Indeed, Alito and Kennedy seemed to assume that everyone, including teenagers, makes neat distinctions between political discourse and silly slogans, or advocacy of illegal conduct. In the real world of social and political debate, slogans, banners, and what could easily be interpreted as advocacy of illegal conduct are inevitably mixed with more abstract or scholarly argument, including advocacy of changes in the law.
Alito and Kennedy were responding in part to a dissent by Justice Stevens, joined by Justices Souter and Ginsburg, that took Roberts to task for creating a new standard that “invites stark viewpoint discrimination” by allowing school administrators to suppress student opinions that depart from official policy. Stevens pointed out that “unfettered debate, even among high school students,” is essential to democracy.
One might say that it is especially essential among high school students.
But Stevens, Souter, and Ginsburg undermined the force of their dissent by accepting that in public schools, officials may suppress student speech that “violates a permissible rule” or “expressly advocates conduct that is illegal and harmful to students.” Their disagreement with the Court majority, instead, turned on their interpretation of “Bong Hits 4 Jesus.” The banner, they said, “was never meant to persuade anyone to do anything.”
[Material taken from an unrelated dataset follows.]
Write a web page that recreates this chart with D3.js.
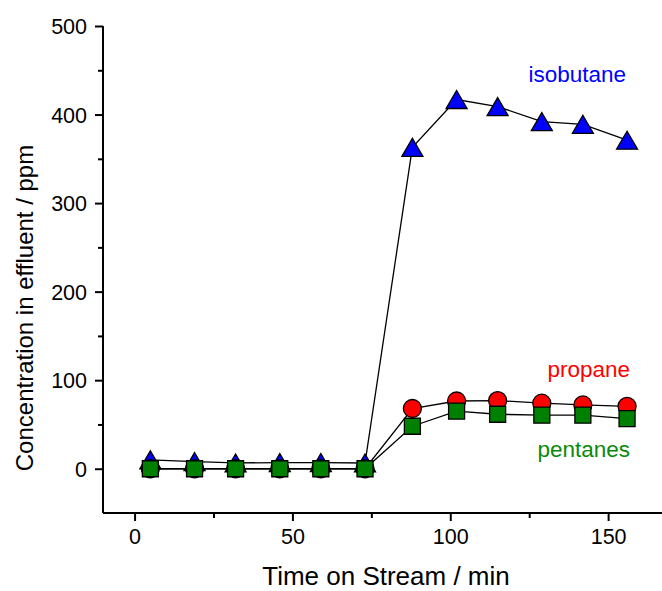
<!DOCTYPE html>
<html>
<head>
<meta charset="utf-8">
<script src="https://cdn.jsdelivr.net/npm/d3@7"></script>
<style>
  body { margin: 0; background: #fff; }
  svg { display: block; font-family: "Liberation Sans", Arial, sans-serif; }
  .axis path, .axis line { stroke: #000; stroke-width: 2; }
  .axis text { fill: #000; font-size: 21.5px; }
</style>
</head>
<body>
<svg width="662" height="591"></svg>
<script>
// time on stream, min
const times = [5, 19, 32, 46, 59, 73, 88, 102, 115, 129, 142, 156];
// concentrations, ppm
const isobutane = [10, 8, 6.5, 7, 7, 6.5, 363, 417, 409, 392, 389, 371];
const propane = [0, 0, 0, 0, 0, 0, 68, 76.5, 77, 74, 72, 70.5];
const pentanes = [0, 0, 0, 0, 0, 0, 48, 65, 61.5, 60.5, 60.5, 56.5];

const xTicks = [0, 50, 100, 150];
const xMinor = [25, 75, 125];
const yTicks = [0, 100, 200, 300, 400, 500];
const yMinor = [50, 150, 250, 350, 450];

const series = [
  { name: "isobutane", values: isobutane, color: "#0000ff", text: "#0000ff", shape: "triangle", label: [626, 82] },
  { name: "propane", values: propane, color: "#ff0000", text: "#ff0000", shape: "circle", label: [630, 377] },
  { name: "pentanes", values: pentanes, color: "#008000", text: "#0a8a0a", shape: "square", label: [630, 457] },
];

const svg = d3.select("svg");
const margin = { left: 103, top: 26, bottom: 78 };
const height = +svg.attr("height");

const xScale = d3.scaleLinear().domain([-10, 170]).range([margin.left, margin.left + 180 * 3.157]);
const yScale = d3.scaleLinear().domain([-50, 500]).range([height - margin.bottom, margin.top]);

// minor ticks first, no labels
svg.append("g")
  .attr("class", "axis")
  .attr("transform", `translate(0,${yScale(-50)})`)
  .call(d3.axisBottom(xScale).tickValues(xMinor).tickSize(5).tickFormat(""))
  .call((g) => g.select(".domain").remove());
svg.append("g")
  .attr("class", "axis")
  .attr("transform", `translate(${xScale(-10)},0)`)
  .call(d3.axisLeft(yScale).tickValues(yMinor).tickSize(5).tickFormat(""))
  .call((g) => g.select(".domain").remove());

const xAxisG = svg.append("g")
  .attr("class", "axis")
  .attr("transform", `translate(0,${yScale(-50)})`)
  .call(d3.axisBottom(xScale).tickValues(xTicks).tickSizeOuter(0).tickSize(8).tickPadding(8));
xAxisG.select(".domain").attr("d", `M${xScale(-10)},0H662`);

const yAxisG = svg.append("g")
  .attr("class", "axis")
  .attr("transform", `translate(${xScale(-10)},0)`)
  .call(d3.axisLeft(yScale).tickValues(yTicks).tickSizeOuter(0).tickSize(8).tickPadding(8));
yAxisG.select(".domain").attr("d", `M0,${yScale(-50)}V${yScale(500)}`);
yAxisG.selectAll("text").attr("dy", "0.36em");

// axis titles
svg.append("text")
  .attr("x", 386)
  .attr("y", 585)
  .attr("text-anchor", "middle")
  .attr("font-size", 26)
  .text("Time on Stream / min");
svg.append("text")
  .attr("transform", `translate(33,${308}) rotate(-90)`)
  .attr("text-anchor", "middle")
  .attr("font-size", 24)
  .text("Concentration in effluent / ppm");

const line = d3.line()
  .x((d, i) => xScale(times[i]))
  .y((d) => yScale(d));

const marker = (shape) => {
  if (shape === "triangle") return "M0,-9L10.5,9L-10.5,9Z";
  if (shape === "circle") return d3.symbol(d3.symbolCircle, Math.PI * 81)();
  return "M-8,-8H8V8H-8Z";
};

series.forEach((s) => {
  const g = svg.append("g");
  g.append("path")
    .attr("d", line(s.values))
    .attr("fill", "none")
    .attr("stroke", "#000")
    .attr("stroke-width", 1.3);
  g.selectAll("path.pt")
    .data(s.values)
    .enter()
    .append("path")
    .attr("class", "pt")
    .attr("d", marker(s.shape))
    .attr("transform", (d, i) => `translate(${xScale(times[i])},${yScale(d)})`)
    .attr("fill", s.color)
    .attr("stroke", "#000")
    .attr("stroke-width", 1.3);
});

series.forEach((s) => {
  svg.append("text")
    .attr("x", s.label[0])
    .attr("y", s.label[1])
    .attr("text-anchor", "end")
    .attr("font-size", 22.5)
    .attr("fill", s.text)
    .text(s.name);
});
</script>
</body>
</html>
Thus, although Stevens, Souter, and Ginsburg started their dissent by condemning viewpoint discrimination in public schoools, they ended by endorsing it – at least when the viewpoint expressed is interpreted to advocate “illegal and harmful” conduct. Like Alito and Kennedy, the dissenters don’t try to grapple with the difficulty of distinguishing between political dissent and advocacy of illegal conduct, although they do point out that there have been many changes in public opinion and policy over the years: the legitimacy of wars, the prohibition of alcohol, and current debates over drug legalization are examples of areas where advocacy of illegal conduct has not been readily distinguishable from political dissent. Advocacy of sit-ins and freedom rides to protest official segregation provide other examples.
Justice Thomas wrote a concurring opinion arguing that Tinker v. Des Moinesshould be explicitly overruled. Justice Breyer wrote separately to argue that the Court did not need to reach the ultimate constitutional issue because all it really had to decide was that Deborah Morse, the principal who punished Frederick for his banner, was entitled to “qualified immunity” from money damages.
The fractured decision in Morse v. Frederick arguably represents another nail in the coffin of student free speech – which, like adult free speech, is often provocative or irresponsible – and another step toward a more controlled and authoritarian view of public education. However confused (and difficult to implement) the distinctions made by the Court, though – especially in the concurrence of Alito and Kennedy – there was at least a recognition that speech about drugs has a political dimension and that, in the words of Tinker, students do not lose all constitutional rights “at the schoolhouse gate.”
The decision in Morse v. Frederick, S.Ct. No. 06-278 (June 25, 2007), can be found at http://www.supremecourtus.gov/.
*This article previously appeared on the Free Expression Policy Project, which existed from 2000-2017.